WHAT IS EXPECTED =
Transcribe the stretch of entries below from the line with "Output the Python" through the line with "capsize=3, capthick=1.0, zorder=1)", exactly and with both ends included; leave out all other lines.

TASK INPUT =
------------------------------
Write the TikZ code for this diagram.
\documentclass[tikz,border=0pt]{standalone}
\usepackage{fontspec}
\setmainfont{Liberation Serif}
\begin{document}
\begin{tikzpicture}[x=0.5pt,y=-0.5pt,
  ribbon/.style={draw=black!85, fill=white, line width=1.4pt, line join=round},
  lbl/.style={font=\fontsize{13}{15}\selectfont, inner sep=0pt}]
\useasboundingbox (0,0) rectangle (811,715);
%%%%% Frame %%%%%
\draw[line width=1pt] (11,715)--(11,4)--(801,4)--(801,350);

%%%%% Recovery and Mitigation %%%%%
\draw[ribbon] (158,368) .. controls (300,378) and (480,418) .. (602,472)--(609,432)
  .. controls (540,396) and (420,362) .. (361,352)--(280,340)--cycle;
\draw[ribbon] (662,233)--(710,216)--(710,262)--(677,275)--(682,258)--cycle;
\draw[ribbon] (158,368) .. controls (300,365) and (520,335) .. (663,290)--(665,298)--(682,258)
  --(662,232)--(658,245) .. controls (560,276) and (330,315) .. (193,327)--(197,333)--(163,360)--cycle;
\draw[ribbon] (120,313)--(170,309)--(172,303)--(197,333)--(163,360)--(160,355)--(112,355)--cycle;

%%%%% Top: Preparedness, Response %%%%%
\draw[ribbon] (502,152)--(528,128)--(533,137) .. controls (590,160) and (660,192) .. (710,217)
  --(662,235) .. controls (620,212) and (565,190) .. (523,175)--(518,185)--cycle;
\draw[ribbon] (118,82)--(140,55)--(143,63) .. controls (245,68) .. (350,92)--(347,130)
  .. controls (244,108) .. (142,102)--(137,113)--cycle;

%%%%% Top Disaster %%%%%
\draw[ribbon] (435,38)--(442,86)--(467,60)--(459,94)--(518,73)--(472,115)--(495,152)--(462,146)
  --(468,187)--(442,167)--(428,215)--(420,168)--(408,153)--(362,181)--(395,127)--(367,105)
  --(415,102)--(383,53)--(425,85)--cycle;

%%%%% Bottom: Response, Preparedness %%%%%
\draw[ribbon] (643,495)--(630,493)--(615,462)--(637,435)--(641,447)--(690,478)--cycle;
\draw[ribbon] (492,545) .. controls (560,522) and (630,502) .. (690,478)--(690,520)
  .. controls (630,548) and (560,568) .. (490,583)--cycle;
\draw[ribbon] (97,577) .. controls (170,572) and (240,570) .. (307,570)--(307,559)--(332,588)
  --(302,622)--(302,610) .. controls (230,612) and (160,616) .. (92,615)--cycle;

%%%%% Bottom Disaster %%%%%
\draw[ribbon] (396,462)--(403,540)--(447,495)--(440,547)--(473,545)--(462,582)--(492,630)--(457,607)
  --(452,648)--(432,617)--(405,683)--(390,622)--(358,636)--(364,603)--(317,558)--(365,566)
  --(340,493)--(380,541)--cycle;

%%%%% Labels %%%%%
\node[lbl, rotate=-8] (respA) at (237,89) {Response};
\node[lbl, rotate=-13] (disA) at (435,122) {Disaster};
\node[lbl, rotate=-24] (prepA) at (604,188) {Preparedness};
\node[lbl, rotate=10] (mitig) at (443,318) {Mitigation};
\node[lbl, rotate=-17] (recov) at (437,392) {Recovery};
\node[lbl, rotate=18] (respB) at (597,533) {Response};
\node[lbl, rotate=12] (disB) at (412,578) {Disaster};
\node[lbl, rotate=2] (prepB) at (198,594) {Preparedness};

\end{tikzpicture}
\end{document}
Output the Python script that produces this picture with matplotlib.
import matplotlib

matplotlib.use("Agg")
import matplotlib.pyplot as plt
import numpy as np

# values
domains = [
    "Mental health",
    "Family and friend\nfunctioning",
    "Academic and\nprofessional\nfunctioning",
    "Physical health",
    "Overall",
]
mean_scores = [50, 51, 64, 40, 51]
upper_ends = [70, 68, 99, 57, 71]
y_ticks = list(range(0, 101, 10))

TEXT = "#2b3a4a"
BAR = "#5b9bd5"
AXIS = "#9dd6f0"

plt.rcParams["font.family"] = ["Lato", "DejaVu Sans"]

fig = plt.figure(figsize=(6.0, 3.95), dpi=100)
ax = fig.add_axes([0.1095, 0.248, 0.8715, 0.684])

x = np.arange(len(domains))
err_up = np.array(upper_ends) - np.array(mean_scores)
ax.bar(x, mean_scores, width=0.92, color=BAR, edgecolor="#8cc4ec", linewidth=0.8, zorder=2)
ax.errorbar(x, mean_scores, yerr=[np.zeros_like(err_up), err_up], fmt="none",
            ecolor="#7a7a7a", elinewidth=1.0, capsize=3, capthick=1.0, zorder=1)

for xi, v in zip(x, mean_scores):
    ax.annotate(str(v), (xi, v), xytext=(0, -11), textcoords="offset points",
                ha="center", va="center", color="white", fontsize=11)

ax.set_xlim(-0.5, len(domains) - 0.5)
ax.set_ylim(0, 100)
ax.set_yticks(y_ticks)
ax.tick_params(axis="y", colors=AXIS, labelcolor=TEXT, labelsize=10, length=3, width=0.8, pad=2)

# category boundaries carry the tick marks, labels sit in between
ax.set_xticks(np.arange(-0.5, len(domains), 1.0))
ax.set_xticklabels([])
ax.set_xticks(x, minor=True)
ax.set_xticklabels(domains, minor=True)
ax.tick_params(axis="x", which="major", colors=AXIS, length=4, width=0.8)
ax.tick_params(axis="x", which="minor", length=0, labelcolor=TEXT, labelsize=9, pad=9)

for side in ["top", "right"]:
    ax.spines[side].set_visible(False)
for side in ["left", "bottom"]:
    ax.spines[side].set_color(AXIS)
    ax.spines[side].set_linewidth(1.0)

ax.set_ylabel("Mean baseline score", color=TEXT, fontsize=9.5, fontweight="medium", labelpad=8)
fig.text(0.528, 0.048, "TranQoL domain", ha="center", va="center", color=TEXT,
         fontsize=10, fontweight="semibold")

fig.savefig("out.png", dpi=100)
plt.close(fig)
------------------------------
EXERCISE ANSWER =
Output the Python script that produces this picture with matplotlib.
import matplotlib

matplotlib.use("Agg")
import matplotlib.pyplot as plt
import numpy as np

# values
domains = [
    "Mental health",
    "Family and friend\nfunctioning",
    "Academic and\nprofessional\nfunctioning",
    "Physical health",
    "Overall",
]
mean_scores = [50, 51, 64, 40, 51]
upper_ends = [70, 68, 99, 57, 71]
y_ticks = list(range(0, 101, 10))

TEXT = "#2b3a4a"
BAR = "#5b9bd5"
AXIS = "#9dd6f0"

plt.rcParams["font.family"] = ["Lato", "DejaVu Sans"]

fig = plt.figure(figsize=(6.0, 3.95), dpi=100)
ax = fig.add_axes([0.1095, 0.248, 0.8715, 0.684])

x = np.arange(len(domains))
err_up = np.array(upper_ends) - np.array(mean_scores)
ax.bar(x, mean_scores, width=0.92, color=BAR, edgecolor="#8cc4ec", linewidth=0.8, zorder=2)
ax.errorbar(x, mean_scores, yerr=[np.zeros_like(err_up), err_up], fmt="none",
            ecolor="#7a7a7a", elinewidth=1.0, capsize=3, capthick=1.0, zorder=1)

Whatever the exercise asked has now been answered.